The Tudors - A Century of Change


This booklet consists of a series of short essays on different aspects of Tudor England, together with some suggestions for teaching the period to primary school children. It isn't in any sense a complete or comprehensive history, simply a personal choice of themes that may help the reader to see the period in context. There was no sudden break in 1485 or in 1603: the Tudors inherited a medieval system of government which they left almost unchanged to their Stuart successors, despite the many changes that occurred as a result of the Reformation (1). Although administration became more and more a task for professionals we should remember that everyone who served the king, high or low, did so 'at his pleasure.' What he gave he could take away, as the spectacular fall of Thomas Cromwell, Henry VIII's 'Mr Fix-it', illustrates.

We should also remember that the crown itself was property, inherited like any other piece of real estate. Its public duties made it indivisible but otherwise the wearer's right to allegiance depended upon his right in law as the true heir of his predecessor. It is impossible to understand the Tudor period without understanding this principle and the insecurity that it could create, especially when - as for long periods under Henry VIII and Elizabeth - the reigning monarch had no clear successor (2).
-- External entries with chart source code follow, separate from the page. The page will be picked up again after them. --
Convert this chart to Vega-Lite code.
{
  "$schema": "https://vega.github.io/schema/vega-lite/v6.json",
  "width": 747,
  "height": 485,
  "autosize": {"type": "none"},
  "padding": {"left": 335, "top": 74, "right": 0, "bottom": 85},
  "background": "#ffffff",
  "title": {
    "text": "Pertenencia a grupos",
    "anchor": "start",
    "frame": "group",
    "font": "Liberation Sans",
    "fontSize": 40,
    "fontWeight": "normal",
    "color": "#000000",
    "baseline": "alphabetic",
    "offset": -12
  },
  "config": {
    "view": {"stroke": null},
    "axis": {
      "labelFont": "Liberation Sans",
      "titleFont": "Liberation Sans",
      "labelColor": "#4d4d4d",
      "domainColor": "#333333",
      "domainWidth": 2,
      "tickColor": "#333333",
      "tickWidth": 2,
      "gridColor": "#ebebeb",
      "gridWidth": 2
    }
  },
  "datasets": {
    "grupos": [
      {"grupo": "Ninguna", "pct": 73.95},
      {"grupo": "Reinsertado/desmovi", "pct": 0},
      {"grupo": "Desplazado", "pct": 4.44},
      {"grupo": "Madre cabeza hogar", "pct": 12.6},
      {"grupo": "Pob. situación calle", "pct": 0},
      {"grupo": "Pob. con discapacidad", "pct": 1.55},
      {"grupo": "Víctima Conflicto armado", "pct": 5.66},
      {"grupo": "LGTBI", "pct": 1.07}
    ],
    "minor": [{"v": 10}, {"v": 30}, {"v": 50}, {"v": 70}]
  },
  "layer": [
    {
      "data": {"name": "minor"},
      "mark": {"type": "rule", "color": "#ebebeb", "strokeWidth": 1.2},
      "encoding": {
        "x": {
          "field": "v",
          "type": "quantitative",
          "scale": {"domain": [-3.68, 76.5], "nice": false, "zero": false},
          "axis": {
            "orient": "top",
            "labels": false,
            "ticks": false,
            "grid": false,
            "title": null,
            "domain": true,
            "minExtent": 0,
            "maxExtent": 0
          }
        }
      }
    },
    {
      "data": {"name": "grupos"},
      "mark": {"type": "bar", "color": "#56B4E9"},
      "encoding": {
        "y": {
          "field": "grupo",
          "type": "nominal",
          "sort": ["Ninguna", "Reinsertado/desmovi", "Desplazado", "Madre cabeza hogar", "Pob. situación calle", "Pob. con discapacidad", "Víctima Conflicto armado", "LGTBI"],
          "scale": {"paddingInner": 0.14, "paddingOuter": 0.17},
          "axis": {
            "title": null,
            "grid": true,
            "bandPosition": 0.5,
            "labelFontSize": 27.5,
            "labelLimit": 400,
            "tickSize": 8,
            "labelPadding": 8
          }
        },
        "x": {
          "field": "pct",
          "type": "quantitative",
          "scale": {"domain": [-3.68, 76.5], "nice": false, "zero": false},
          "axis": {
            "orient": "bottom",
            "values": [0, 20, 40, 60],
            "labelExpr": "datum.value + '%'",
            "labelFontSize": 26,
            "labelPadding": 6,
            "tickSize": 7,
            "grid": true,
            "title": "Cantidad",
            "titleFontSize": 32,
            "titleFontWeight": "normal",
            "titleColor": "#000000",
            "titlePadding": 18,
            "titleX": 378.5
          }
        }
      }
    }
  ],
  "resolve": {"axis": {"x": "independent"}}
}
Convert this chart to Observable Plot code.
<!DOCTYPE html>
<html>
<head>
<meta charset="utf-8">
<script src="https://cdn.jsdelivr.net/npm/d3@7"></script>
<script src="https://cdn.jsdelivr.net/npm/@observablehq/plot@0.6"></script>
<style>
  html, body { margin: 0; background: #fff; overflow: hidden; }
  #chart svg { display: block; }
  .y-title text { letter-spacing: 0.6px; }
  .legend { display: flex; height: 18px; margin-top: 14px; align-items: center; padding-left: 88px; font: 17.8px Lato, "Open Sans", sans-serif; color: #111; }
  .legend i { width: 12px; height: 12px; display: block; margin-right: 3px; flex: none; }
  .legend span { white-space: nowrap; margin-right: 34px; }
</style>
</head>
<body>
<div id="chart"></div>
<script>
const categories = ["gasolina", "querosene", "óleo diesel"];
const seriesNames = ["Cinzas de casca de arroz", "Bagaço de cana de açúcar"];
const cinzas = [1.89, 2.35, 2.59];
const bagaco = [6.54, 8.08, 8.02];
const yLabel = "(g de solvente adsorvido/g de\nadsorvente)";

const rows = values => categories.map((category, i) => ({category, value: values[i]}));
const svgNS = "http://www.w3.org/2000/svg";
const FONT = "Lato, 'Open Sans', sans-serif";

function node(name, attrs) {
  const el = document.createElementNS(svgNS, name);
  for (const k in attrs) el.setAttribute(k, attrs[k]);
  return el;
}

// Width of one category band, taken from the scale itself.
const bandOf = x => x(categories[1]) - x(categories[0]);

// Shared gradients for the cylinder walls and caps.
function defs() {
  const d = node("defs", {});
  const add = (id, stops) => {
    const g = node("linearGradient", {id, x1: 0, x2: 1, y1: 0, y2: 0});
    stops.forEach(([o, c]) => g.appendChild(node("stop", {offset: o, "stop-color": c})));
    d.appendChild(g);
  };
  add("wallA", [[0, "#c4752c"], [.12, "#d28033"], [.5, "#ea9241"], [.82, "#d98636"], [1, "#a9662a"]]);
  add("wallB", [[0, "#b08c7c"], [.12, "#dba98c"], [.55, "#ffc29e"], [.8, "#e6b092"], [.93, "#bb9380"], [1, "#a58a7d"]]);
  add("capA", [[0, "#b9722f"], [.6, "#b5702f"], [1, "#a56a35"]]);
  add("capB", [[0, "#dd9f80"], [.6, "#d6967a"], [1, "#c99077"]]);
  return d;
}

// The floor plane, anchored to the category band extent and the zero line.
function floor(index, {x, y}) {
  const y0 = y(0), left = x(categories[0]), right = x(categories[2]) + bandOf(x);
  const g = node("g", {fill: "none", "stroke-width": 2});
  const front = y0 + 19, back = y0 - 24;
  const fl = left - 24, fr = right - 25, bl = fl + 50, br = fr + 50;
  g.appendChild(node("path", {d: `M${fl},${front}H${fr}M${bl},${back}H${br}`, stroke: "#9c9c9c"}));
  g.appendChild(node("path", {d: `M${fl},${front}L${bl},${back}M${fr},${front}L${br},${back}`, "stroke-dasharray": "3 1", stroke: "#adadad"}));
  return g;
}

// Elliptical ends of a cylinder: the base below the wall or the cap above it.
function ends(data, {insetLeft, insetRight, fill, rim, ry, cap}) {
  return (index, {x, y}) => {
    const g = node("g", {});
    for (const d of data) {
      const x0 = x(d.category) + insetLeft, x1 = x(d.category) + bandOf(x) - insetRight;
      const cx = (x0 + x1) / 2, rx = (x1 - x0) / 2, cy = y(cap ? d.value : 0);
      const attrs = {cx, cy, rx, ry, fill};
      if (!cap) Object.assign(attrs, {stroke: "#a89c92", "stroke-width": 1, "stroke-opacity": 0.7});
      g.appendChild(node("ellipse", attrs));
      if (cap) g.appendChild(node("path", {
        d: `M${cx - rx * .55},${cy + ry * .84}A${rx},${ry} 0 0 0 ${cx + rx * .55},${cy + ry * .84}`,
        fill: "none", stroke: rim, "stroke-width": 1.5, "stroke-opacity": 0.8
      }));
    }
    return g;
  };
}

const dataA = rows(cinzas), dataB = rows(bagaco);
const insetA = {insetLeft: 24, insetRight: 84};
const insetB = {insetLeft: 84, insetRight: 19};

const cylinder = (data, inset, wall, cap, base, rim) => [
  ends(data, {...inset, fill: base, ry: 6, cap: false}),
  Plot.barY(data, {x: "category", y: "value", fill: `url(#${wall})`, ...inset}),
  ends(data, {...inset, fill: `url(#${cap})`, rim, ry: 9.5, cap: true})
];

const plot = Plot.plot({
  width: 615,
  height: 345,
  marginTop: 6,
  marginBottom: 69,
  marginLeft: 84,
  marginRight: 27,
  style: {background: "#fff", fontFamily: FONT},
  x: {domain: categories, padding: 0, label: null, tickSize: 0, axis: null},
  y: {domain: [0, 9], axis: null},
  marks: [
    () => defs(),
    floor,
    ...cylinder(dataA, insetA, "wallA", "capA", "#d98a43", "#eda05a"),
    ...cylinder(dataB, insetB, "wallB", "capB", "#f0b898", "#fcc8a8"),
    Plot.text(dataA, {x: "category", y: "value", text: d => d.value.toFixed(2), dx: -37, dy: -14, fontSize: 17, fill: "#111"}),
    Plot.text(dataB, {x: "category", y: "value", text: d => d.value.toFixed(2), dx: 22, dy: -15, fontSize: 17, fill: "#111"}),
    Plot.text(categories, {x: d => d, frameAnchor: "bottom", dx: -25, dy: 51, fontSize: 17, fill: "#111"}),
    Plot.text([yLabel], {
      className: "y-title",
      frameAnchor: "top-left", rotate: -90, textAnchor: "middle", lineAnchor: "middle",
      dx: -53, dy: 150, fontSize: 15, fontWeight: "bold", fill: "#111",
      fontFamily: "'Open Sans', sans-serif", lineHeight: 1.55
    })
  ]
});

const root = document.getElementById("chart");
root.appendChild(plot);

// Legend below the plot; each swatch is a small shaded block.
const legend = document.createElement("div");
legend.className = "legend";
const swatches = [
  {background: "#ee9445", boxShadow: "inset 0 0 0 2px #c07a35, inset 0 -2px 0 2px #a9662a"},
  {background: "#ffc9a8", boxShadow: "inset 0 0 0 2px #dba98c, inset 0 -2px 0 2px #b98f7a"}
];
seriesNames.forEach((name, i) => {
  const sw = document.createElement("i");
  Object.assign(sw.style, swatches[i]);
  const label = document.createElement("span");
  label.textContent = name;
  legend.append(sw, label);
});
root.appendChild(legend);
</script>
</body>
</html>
Of course, Tudor Kings were not merely chief executives in the modern sense, they stood at the apex of an ordered heirarchical society, guaranteeing to every subject the peaceful enjoyment of whatever he was entitled to call his own, be he peasant or earl. During the Tudor period the respect shown to the person of the monarch increased, symbolised by the transition from 'Your Grace' as a mode of address to 'Your Majesty' which occurred during the reign of Henery VIII. Shakespeare referred to the 'divinity that doth hedge a king' who no earthly power could depose. Despite the rhetoric however, no king could govern without money and it was here that the actual limitations on royal power were most evident (3). With no standing army or police force to back their authority, the Tudors had to rely upon their subjects' willingness to pay the cost if they were to be effective at home and respected abroad.
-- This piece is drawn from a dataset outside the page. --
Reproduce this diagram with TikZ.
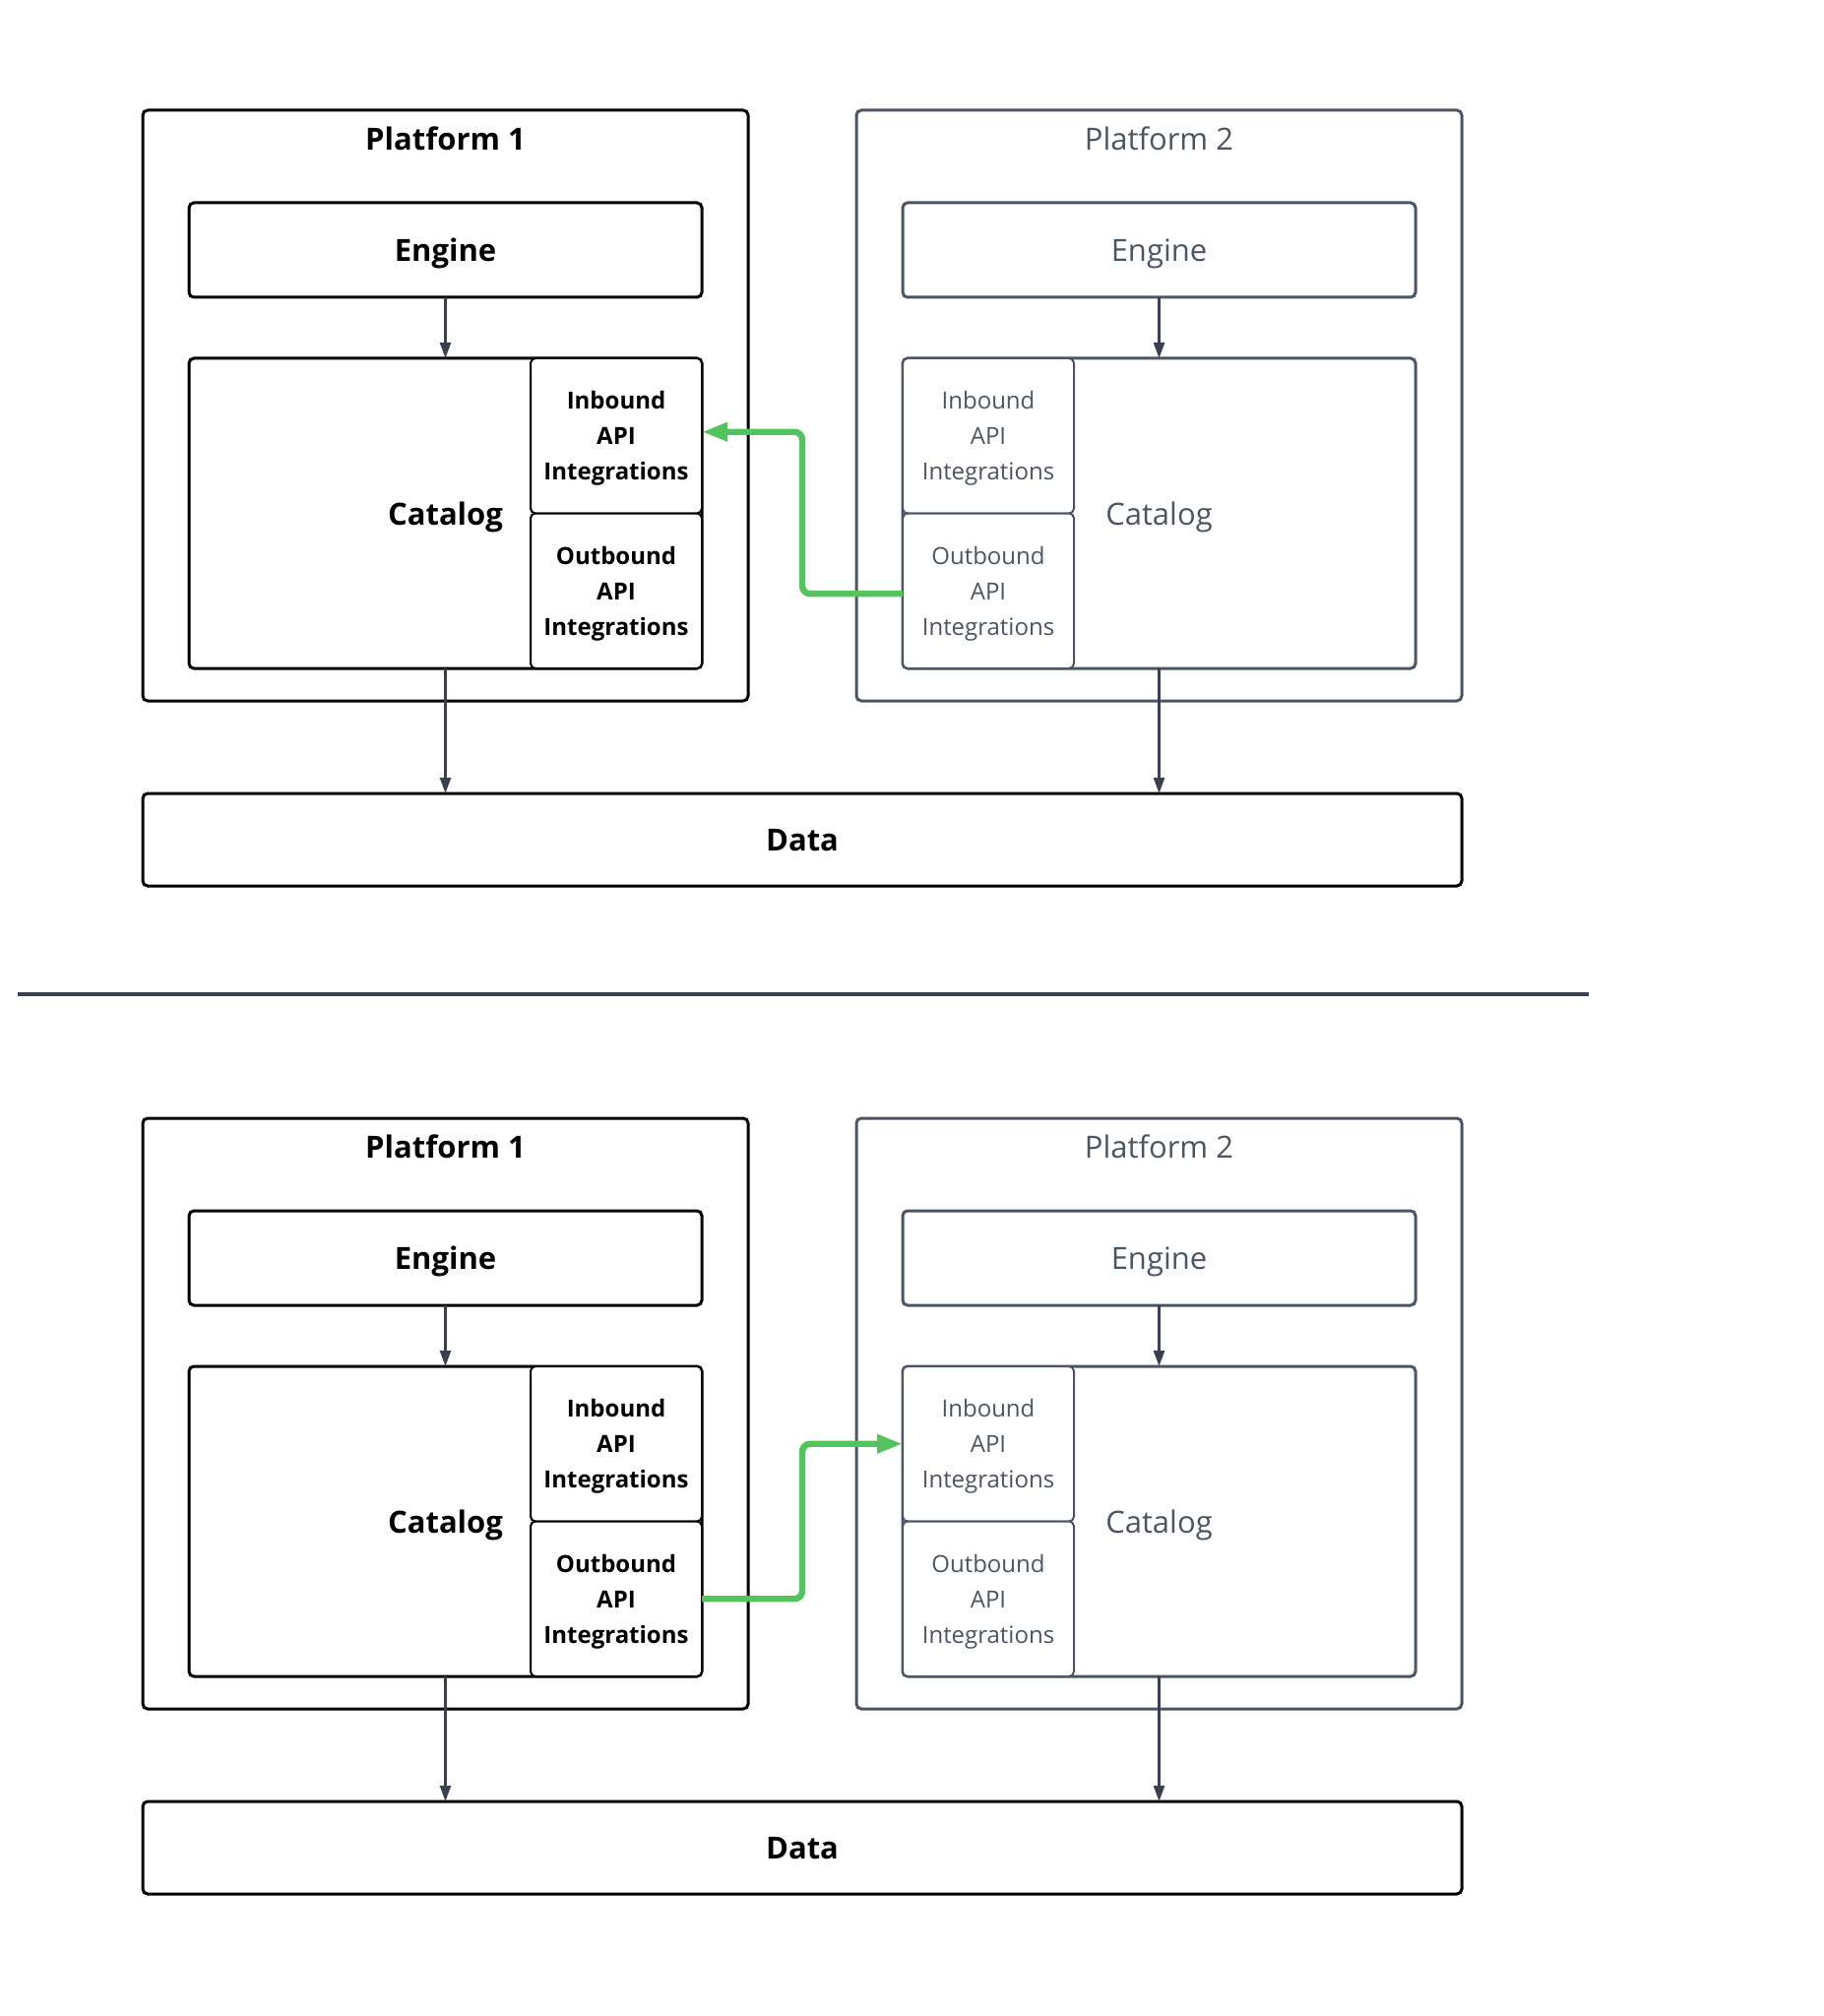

Royal power was limited in other ways too. Before the Reformation the clergy swore a second oath of allegiance to the pope in Rome and after it there were always those like Sir Thomas More who died 'the King's good servant, but God's first.' Elizabeth I, who had known 'what it was to be a subject', said that she had 'no wish to make windows into men's souls', tacitly recognising that she could not enforce religious uniformity in the way that her father and sister had tried to (4). Henceforward there would always be minorities in principled disagreement with the government of the day.
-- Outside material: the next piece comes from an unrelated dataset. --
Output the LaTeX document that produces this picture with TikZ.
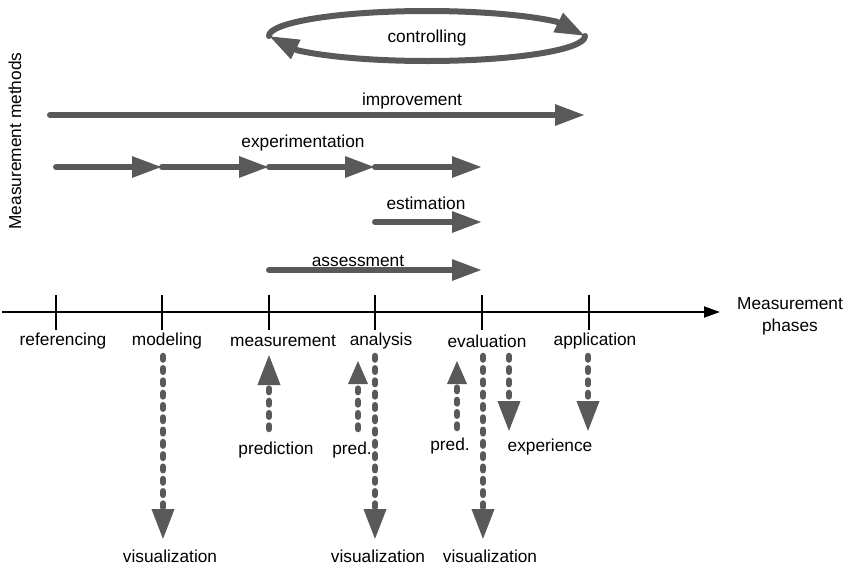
\documentclass[tikz,border=0pt]{standalone}
\usepackage{fontspec}
\setmainfont{Liberation Sans}
\usetikzlibrary{arrows.meta}
\definecolor{arrowgray}{RGB}{89,89,89}
\tikzset{
  lbl/.style={font=\fontsize{17.3}{20}\selectfont, inner sep=0pt, text=black},
  method/.style={draw=arrowgray, line width=6pt, line cap=round,
    -{Triangle[length=30pt,width=20pt]}},
  link/.style={draw=arrowgray, line width=6.5pt, line cap=round,
    dash pattern=on 3.5pt off 8.8pt, -{Triangle[length=31pt,width=21pt]}},
  shorttip/.style={-{Triangle[length=24pt,width=18pt]}},
  axisline/.style={draw=black, line width=2pt, -{Triangle[length=16pt,width=11pt]}},
  phasetick/.style={draw=black, line width=2pt},
}
\begin{document}
\begin{tikzpicture}[x=1pt,y=-1pt]
\useasboundingbox (0,0) rectangle (847,568);

% phase axis
\coordinate (axL) at (2,312);
\coordinate (axR) at (720,312);
\draw[axisline] (axL) -- (axR);
\foreach \n/\x in {1/56,2/162,3/269,4/375,5/482,6/589}{
  \coordinate (p\n) at (\x,312);
  \draw[phasetick] (\x,295) -- (\x,330);
}
\node[lbl, align=center] (phases) at (790,316) {Measurement\\[2pt]phases};

% phase labels
\node[lbl] (referencing) at (63,341) {referencing};
\node[lbl] (modeling) at (167,341) {modeling};
\node[lbl] (measurement) at (283,341) {measurement};
\node[lbl] (analysis) at (381,341) {analysis};
\node[lbl] (evaluation) at (487,341) {evaluation};
\node[lbl] (application) at (595,341) {application};

% method axis label
\node[lbl, rotate=90] (methods) at (15,141) {Measurement methods};

% controlling loop: two half ellipses, each ending in a straight tip piece
\coordinate (ctlL) at (269,36);
\coordinate (ctlR) at (585,36);
\draw[method] (ctlL) arc[start angle=180, end angle=325, x radius=158, y radius=25] -- (ctlR);
\draw[method] (ctlR) arc[start angle=0, end angle=145, x radius=158, y radius=25] -- (ctlL);
\node[lbl] (controlling) at (427,38) {controlling};

% improvement
\coordinate (imA) at (50,115);
\coordinate (imB) at (585,115);
\draw[method] (imA) -- (imB);
\node[lbl] (improvement) at (412,101) {improvement};

% experimentation
\coordinate (ex0) at (56,167);
\coordinate (ex1) at (162,167);
\coordinate (ex2) at (269,167);
\coordinate (ex3) at (375,167);
\coordinate (ex4) at (482,167);
\draw[method] (ex0) -- (ex1);
\draw[method] (ex1) -- (ex2);
\draw[method] (ex2) -- (ex3);
\draw[method] (ex3) -- (ex4);
\node[lbl] (experimentation) at (303,143) {experimentation};

% estimation
\coordinate (esA) at (375,222);
\coordinate (esB) at (482,222);
\draw[method] (esA) -- (esB);
\node[lbl] (estimation) at (426,203) {estimation};

% assessment
\coordinate (asA) at (269,270);
\coordinate (asB) at (482,270);
\draw[method] (asA) -- (asB);
\node[lbl] (assessment) at (358,261) {assessment};

% results below the phases
\node[lbl] (vis1) at (170,556) {visualization};
\node[lbl] (vis2) at (378,556) {visualization};
\node[lbl] (vis3) at (490,556) {visualization};
\node[lbl] (prediction) at (276,450) {prediction};
\node[lbl] (pred1) at (352,450) {pred.};
\node[lbl] (pred2) at (450,446) {pred.};
\node[lbl] (experience) at (550,447) {experience};

\coordinate (m1) at (163,356);  \coordinate (m2) at (163,540);
\draw[link] (m1) -- (m2);

\coordinate (q1) at (269,429);  \coordinate (q2) at (269,354);
\draw[link] (q1) -- (q2);

\coordinate (r1) at (358,429);  \coordinate (r2) at (358,360);
\draw[link, shorttip] (r1) -- (r2);

\coordinate (a1) at (375,356);  \coordinate (a2) at (375,540);
\draw[link] (a1) -- (a2);

\coordinate (s1) at (457,428);  \coordinate (s2) at (457,360);
\draw[link, shorttip] (s1) -- (s2);

\coordinate (v1) at (483,356);  \coordinate (v2) at (483,540);
\draw[link] (v1) -- (v2);

\coordinate (x1) at (509,356);  \coordinate (x2) at (509,432);
\draw[link] (x1) -- (x2);

\coordinate (y1) at (588,356);  \coordinate (y2) at (588,432);
\draw[link] (y1) -- (y2);
\end{tikzpicture}
\end{document}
Elizabeth was of course the daughter of Anne Boleyn, for love of whom Henry VIII had broken the tie with Rome. This reminds us that behind the jewels and the elaborate costumes that make the Tudor period so colourful there were real human beings (5): love, hate, jealousy, fear, greed and ambition played their part in determining events and there are more sources than ever before to tell us about the tragedies that ensued (7).

'These be kynge's games,' wrote Sir Thomas More, writing about the affairs of state in which he himself became so fatally involved, 'for the most part played on scaffolds.' Poor men, if they were wise, would not meddle with them. But poor men had their own problems (6) which surface through the records of the courts. As today there were individuals who were forced by unemployment and destitution to live on the margins of society where the most intelligent of them formed an underclass that could challenge the Tudor establishment. Here, far from the palaces, there is rich material for that 'inside view' which is the best starting point for teaching and learning (8).